Direction
From the entries below, report how many lines contain the string "this". Give only that number.

···

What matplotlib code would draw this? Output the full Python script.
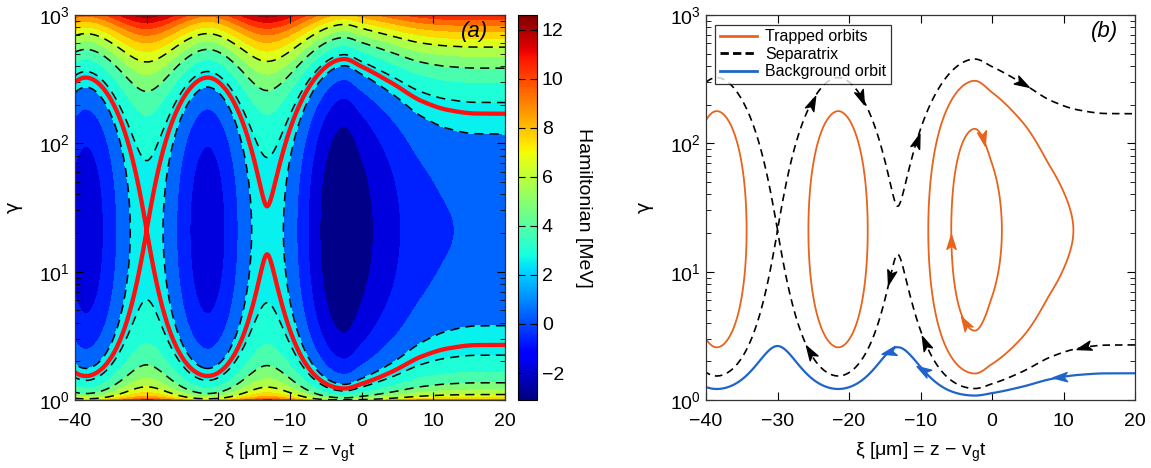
"""
Hamiltonian phase space of a wakefield bucket: (a) filled contours, (b) orbits
"""

import numpy as np
import matplotlib.pyplot as plt
from matplotlib.colors import Normalize
from matplotlib.cm import ScalarMappable
from matplotlib.markers import MarkerStyle
from matplotlib.path import Path
from matplotlib.transforms import Affine2D

plt.rcParams['font.family'] = ['Liberation Sans', 'DejaVu Sans']
plt.rcParams['mathtext.fontset'] = 'custom'
plt.rcParams['mathtext.rm'] = 'Liberation Sans'
plt.rcParams['mathtext.it'] = 'Liberation Sans:italic'

# ---- model values ----
gamma_p = 21.0              # wake phase Lorentz factor (X-points)
energy_scale = 10.0         # MeV per unit of normalised Hamiltonian
energy_offset = -0.38       # MeV
# wake potential (normalised) at its extrema / along the driver ramp
xi_knots = [-46.5, -38.5, -30.0, -21.5, -13.2, -2.4, 0.0, 4.0, 8.3, 12.0, 16.0, 25.0]
psi_knots = [-0.148, 0.175, -0.148, 0.175, -0.1435, 0.32, 0.255, 0.146, 0.05, 0.014, 0.001, 0.0]
xi_saddle = -30.0

fill_levels = [-4, -2, -1, 0, 1, 2, 3, 4, 5, 6, 7, 8, 9, 10, 11, 12, 13]
# position in the jet colour map of each filled band
band_fracs = [0.01, 0.085, 0.16, 0.225, 0.36, 0.39, 0.44, 0.5, 0.56, 0.62,
              0.68, 0.74, 0.80, 0.86, 0.92, 0.975]
dashed_levels = [1, 2, 4, 6]
trapped_levels = [-2.07, -0.08]
background_level = 3.1
cbar_range = (-3.1, 12.6)
cbar_ticks = [-2, 0, 2, 4, 6, 8, 10, 12]

# arrow heads: (curve, xi, gamma near the arrow)
arrows = [
    ('sep', -26.2, 172), ('sep', -17.1, 172), ('sep', -11.0, 112), ('sep', 5.0, 270),
    ('sep', -25.5, 2.16), ('sep', -14.5, 8.3), ('sep', -10.1, 2.83), ('sep', 13.4, 2.7),
    ('trap', -0.7, 106), ('trap', -6.6, 21), ('trap', -3.8, 3.7),
    ('bg', -15.2, 2.24), ('bg', -9.8, 1.57), ('bg', 10.9, 1.62),
]

orange = '#e8631c'
blue = '#1f65c9'


def pchip(xk, yk, x):
    xk = np.asarray(xk, float)
    yk = np.asarray(yk, float)
    h = np.diff(xk)
    d = np.diff(yk) / h
    m = np.zeros_like(yk)
    for i in range(1, len(xk) - 1):
        if d[i - 1] * d[i] > 0:
            w1 = 2 * h[i] + h[i - 1]
            w2 = h[i] + 2 * h[i - 1]
            m[i] = (w1 + w2) / (w1 / d[i - 1] + w2 / d[i])
    x = np.clip(x, xk[0], xk[-1])
    i = np.clip(np.searchsorted(xk, x) - 1, 0, len(h) - 1)
    t = (x - xk[i]) / h[i]
    return ((2 * t**3 - 3 * t**2 + 1) * yk[i] + (t**3 - 2 * t**2 + t) * h[i] * m[i]
            + (-2 * t**3 + 3 * t**2) * yk[i + 1] + (t**3 - t**2) * h[i] * m[i + 1])


beta_p = np.sqrt(1 - 1 / gamma_p**2)


def hamiltonian(xi, gam):
    kin = gam - beta_p * np.sqrt(gam**2 - 1)
    return energy_scale * (kin - pchip(xi_knots, psi_knots, xi)) + energy_offset


# separatrix: the contour through the X-point
separatrix_level = float(hamiltonian(np.array(xi_saddle), np.array(gamma_p)))

xi = np.linspace(-40, 20, 601)
gam = np.unique(np.concatenate([np.logspace(0, 3, 700), [gamma_p]]))
XI, G = np.meshgrid(xi, gam)
H = hamiltonian(XI, G)

fig = plt.figure(figsize=(11.51, 4.68), dpi=100)
W, Hf = 1151, 468
ax1 = fig.add_axes([75 / W, 1 - 400 / Hf, 430 / W, 385 / Hf])
cax = fig.add_axes([518 / W, 1 - 400 / Hf, 19 / W, 385 / Hf])
ax2 = fig.add_axes([706 / W, 1 - 400 / Hf, 429 / W, 385 / Hf])

norm = Normalize(*cbar_range)
cmap = plt.get_cmap('jet')

# ============ (a) ============
ax1.contourf(XI, G, H, levels=fill_levels, colors=[cmap(f) for f in band_fracs])
ax1.contour(XI, G, H, levels=dashed_levels, colors='k', linewidths=1.1,
            linestyles=[(0, (6, 4))])
ax1.contour(XI, G, H, levels=[separatrix_level], colors='#ff1010', linewidths=3.1)
ax1.text(0.96, 0.985, '(a)', transform=ax1.transAxes, ha='right', va='top',
         fontsize=16, style='italic')

cb = fig.colorbar(ScalarMappable(norm=norm, cmap=cmap), cax=cax, ticks=cbar_ticks)
cb.ax.tick_params(direction='in', length=5, labelsize=14, left=True, right=True)
cb.ax.set_yticklabels(['\u22122', '0', '2', '4', '6', '8', '10', '12'])
cb.outline.set_linewidth(0.8)
cb.set_label('Hamiltonian [MeV]', rotation=270, fontsize=14, labelpad=20)

# ============ (b) ============
cs_trap = ax2.contour(XI, G, H, levels=trapped_levels, colors=orange, linewidths=1.3,
                      linestyles='solid')
cs_sep = ax2.contour(XI, G, H, levels=[separatrix_level], colors='k', linewidths=1.2,
                     linestyles=[(0, (4.5, 3))])
low = gam < gamma_p
cs_bg = ax2.contour(XI[low], G[low], H[low], levels=[background_level],
                    colors=blue, linewidths=1.6)
ax2.text(0.96, 0.985, '(b)', transform=ax2.transAxes, ha='right', va='top',
         fontsize=16, style='italic')

ax2.plot([], [], color=orange, lw=2, label='Trapped orbits')
ax2.plot([], [], color='k', lw=2, ls=(0, (3, 1.5)), label='Separatrix')
ax2.plot([], [], color=blue, lw=2, label='Background orbit')
leg = ax2.legend(loc='upper left', bbox_to_anchor=(0.022, 0.975), fontsize=11.5,
                 frameon=True, fancybox=False, edgecolor='k', handlelength=2.3,
                 labelspacing=0.15, borderpad=0.3, handletextpad=0.5,
                 borderaxespad=0)
leg.get_frame().set_linewidth(0.9)

for ax in (ax1, ax2):
    ax.set_yscale('log')
    ax.set_xlim(-40, 20)
    ax.set_ylim(1, 1000)
    ax.set_xticks([-40, -30, -20, -10, 0, 10, 20])
    ax.set_xticklabels(['\u221240', '\u221230', '\u221220', '\u221210', '0', '10', '20'])
    ax.tick_params(which='both', direction='in', top=True, right=True, labelsize=14)
    ax.tick_params(which='major', length=6)
    ax.tick_params(which='minor', length=3.5)
    ax.tick_params(axis='x', pad=9)
    ax.set_xlabel('\u03be [\u03bcm] = z \u2212 v$_\\mathrm{g}$t', fontsize=14, labelpad=8)
    ax.set_ylabel('\u03b3', fontsize=14, labelpad=12, family='DejaVu Sans')
    for s in ax.spines.values():
        s.set_linewidth(0.9)
        s.set_color('#333333')

# arrow heads along the orbits, oriented with the Hamiltonian flow
fig.canvas.draw()
head = Path([(1, 0), (-0.9, 0.6), (-0.45, 0), (-0.9, -0.6), (1, 0)],
            [Path.MOVETO, Path.LINETO, Path.LINETO, Path.LINETO, Path.CLOSEPOLY])
curves = {'sep': (cs_sep, 'k'), 'trap': (cs_trap, orange), 'bg': (cs_bg, blue)}
for name, ax_xi, ax_g in arrows:
    cs, col = curves[name]
    target = ax2.transData.transform((ax_xi, ax_g))
    best = None
    for p in cs.get_paths():
        for poly in p.to_polygons(closed_only=False):
            if len(poly) < 3:
                continue
            disp = ax2.transData.transform(poly)
            dist = np.hypot(*(disp - target).T)
            k = int(np.argmin(dist))
            if best is None or dist[k] < best[0]:
                best = (dist[k], poly, disp, k)
    _, poly, disp, k = best
    k0, k1 = max(k - 2, 0), min(k + 2, len(poly) - 1)
    tang = disp[k1] - disp[k0]
    dxi, dg = poly[k1] - poly[k0]
    x0, g0 = poly[k]
    beta = np.sqrt(1 - 1 / g0**2)
    eps = 1e-3
    dpsi = (pchip(xi_knots, psi_knots, x0 + eps) - pchip(xi_knots, psi_knots, x0 - eps)) / (2 * eps)
    flow = np.array([beta - beta_p, beta * dpsi])
    if dxi * flow[0] / 60**2 + dg * flow[1] / g0**2 < 0:
        tang = -tang
    ang = np.degrees(np.arctan2(tang[1], tang[0]))
    ms = MarkerStyle(head, transform=Affine2D().rotate_deg(ang))
    ax2.plot([x0], [g0], marker=ms, ms=11, color=col, mec=col, ls='none')

fig.savefig('out.png', dpi=100, facecolor='white')
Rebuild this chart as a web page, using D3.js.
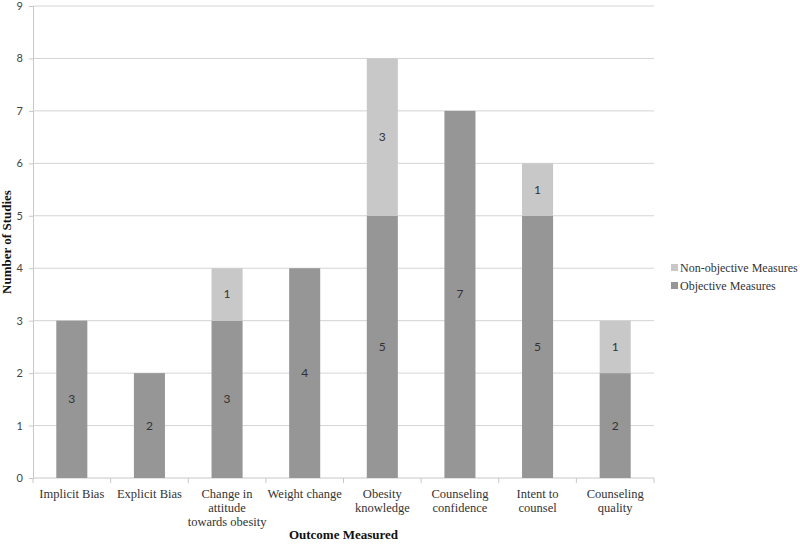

···

Task result
2